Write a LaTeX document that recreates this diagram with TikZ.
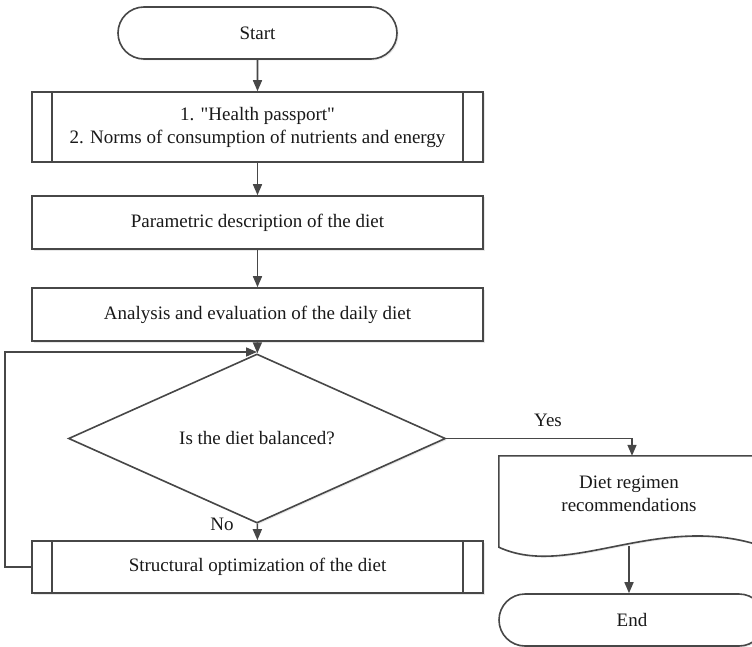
\documentclass[tikz,border=0pt]{standalone}
\usepackage{fontspec}
\setmainfont{Liberation Serif}
\usetikzlibrary{shapes.geometric,shapes.misc,arrows.meta,calc,shadows}
\begin{document}
\begin{tikzpicture}[x=1pt,y=-1pt,
  every node/.style={font=\fontsize{19}{23}\selectfont, text=black!90},
  line/.style={draw=black!72, line width=1.6pt},
  shad/.style={drop shadow={opacity=0.18, shadow xshift=1.5pt, shadow yshift=-1.5pt}},
  arr/.style={line, -{Triangle[length=11pt,width=9pt]}},
  term/.style={rounded rectangle, line, shad, fill=white, minimum height=52pt, inner sep=0pt},
  proc/.style={rectangle, line, shad, fill=white, minimum width=451pt, inner sep=0pt, align=center},
  decis/.style={diamond, line, shad, fill=white, minimum width=377pt, minimum height=137pt, inner sep=0pt},
  lbl/.style={inner sep=0pt}
]
\useasboundingbox (0,0) rectangle (752,647);
\clip (0,0) rectangle (752,647);

\node[term, minimum width=279pt] (start) at (257.5,33) {Start};
\node[proc, minimum height=70pt] (b1) at (257.5,127) {1. \textquotedbl Health passport\textquotedbl\\2. Norms of consumption of nutrients and energy};
\node[proc, minimum height=53pt] (b2) at (257.5,222.5) {Parametric description of the diet};
\node[proc, minimum height=53pt] (b3) at (257.5,314.5) {Analysis and evaluation of the daily diet};
\node[decis] (dec) at (257,438.5) {Is the diet balanced?};
\node[proc, minimum height=52pt] (b4) at (257.5,567) {Structural optimization of the diet};
\node[rectangle, minimum width=266pt, minimum height=91pt, inner sep=0pt] (doc) at (632,501.5) {};
\node[term, minimum width=266pt] (end) at (632,620) {End};

% document shape
\draw[line, shad, fill=white] (doc.south west) -- (doc.north west) -- (doc.north east) -- (doc.south east)
  .. controls (660,510) and (570,580) .. (doc.south west) -- cycle;
\node[lbl, align=center] (doctext) at (629,494) {Diet regimen\\recommendations};
\coordinate (docb) at (629,546);

\node[lbl] (yes) at (548,420) {Yes};
\node[lbl] (no) at (222,524) {No};

% predefined process side bars
\foreach \b in {b1,b4}{
  \draw[line] ($(\b.north west)+(21,0)$) -- ($(\b.south west)+(21,0)$);
  \draw[line] ($(\b.north east)+(-21,0)$) -- ($(\b.south east)+(-21,0)$);
}

% connectors
\draw[arr] (start) -- (b1);
\draw[arr] (b1) -- (b2);
\draw[arr] (b2) -- (b3);
\draw[arr] (b3) -- (dec);
\draw[arr] (dec) -- (b4);
\draw[arr] (dec.east) -| (doc.north -| end.north);
\draw[arr] (docb) -- (end.north -| docb);
\coordinate (loopj) at (257,352);
\draw[arr] (b4.west) -- ++(-26,0) |- (loopj);
\end{tikzpicture}
\end{document}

### INSTRUCTIONS TO FOLLOW:
Leave the pictures out and please restate exactly the lines running from the start of the material through the one with "minimum width=266pt] (end)".

### EXERCISE OUTPUT:
Write a LaTeX document that recreates this diagram with TikZ.
\documentclass[tikz,border=0pt]{standalone}
\usepackage{fontspec}
\setmainfont{Liberation Serif}
\usetikzlibrary{shapes.geometric,shapes.misc,arrows.meta,calc,shadows}
\begin{document}
\begin{tikzpicture}[x=1pt,y=-1pt,
  every node/.style={font=\fontsize{19}{23}\selectfont, text=black!90},
  line/.style={draw=black!72, line width=1.6pt},
  shad/.style={drop shadow={opacity=0.18, shadow xshift=1.5pt, shadow yshift=-1.5pt}},
  arr/.style={line, -{Triangle[length=11pt,width=9pt]}},
  term/.style={rounded rectangle, line, shad, fill=white, minimum height=52pt, inner sep=0pt},
  proc/.style={rectangle, line, shad, fill=white, minimum width=451pt, inner sep=0pt, align=center},
  decis/.style={diamond, line, shad, fill=white, minimum width=377pt, minimum height=137pt, inner sep=0pt},
  lbl/.style={inner sep=0pt}
]
\useasboundingbox (0,0) rectangle (752,647);
\clip (0,0) rectangle (752,647);

\node[term, minimum width=279pt] (start) at (257.5,33) {Start};
\node[proc, minimum height=70pt] (b1) at (257.5,127) {1. \textquotedbl Health passport\textquotedbl\\2. Norms of consumption of nutrients and energy};
\node[proc, minimum height=53pt] (b2) at (257.5,222.5) {Parametric description of the diet};
\node[proc, minimum height=53pt] (b3) at (257.5,314.5) {Analysis and evaluation of the daily diet};
\node[decis] (dec) at (257,438.5) {Is the diet balanced?};
\node[proc, minimum height=52pt] (b4) at (257.5,567) {Structural optimization of the diet};
\node[rectangle, minimum width=266pt, minimum height=91pt, inner sep=0pt] (doc) at (632,501.5) {};
\node[term, minimum width=266pt] (end) at (632,620) {End};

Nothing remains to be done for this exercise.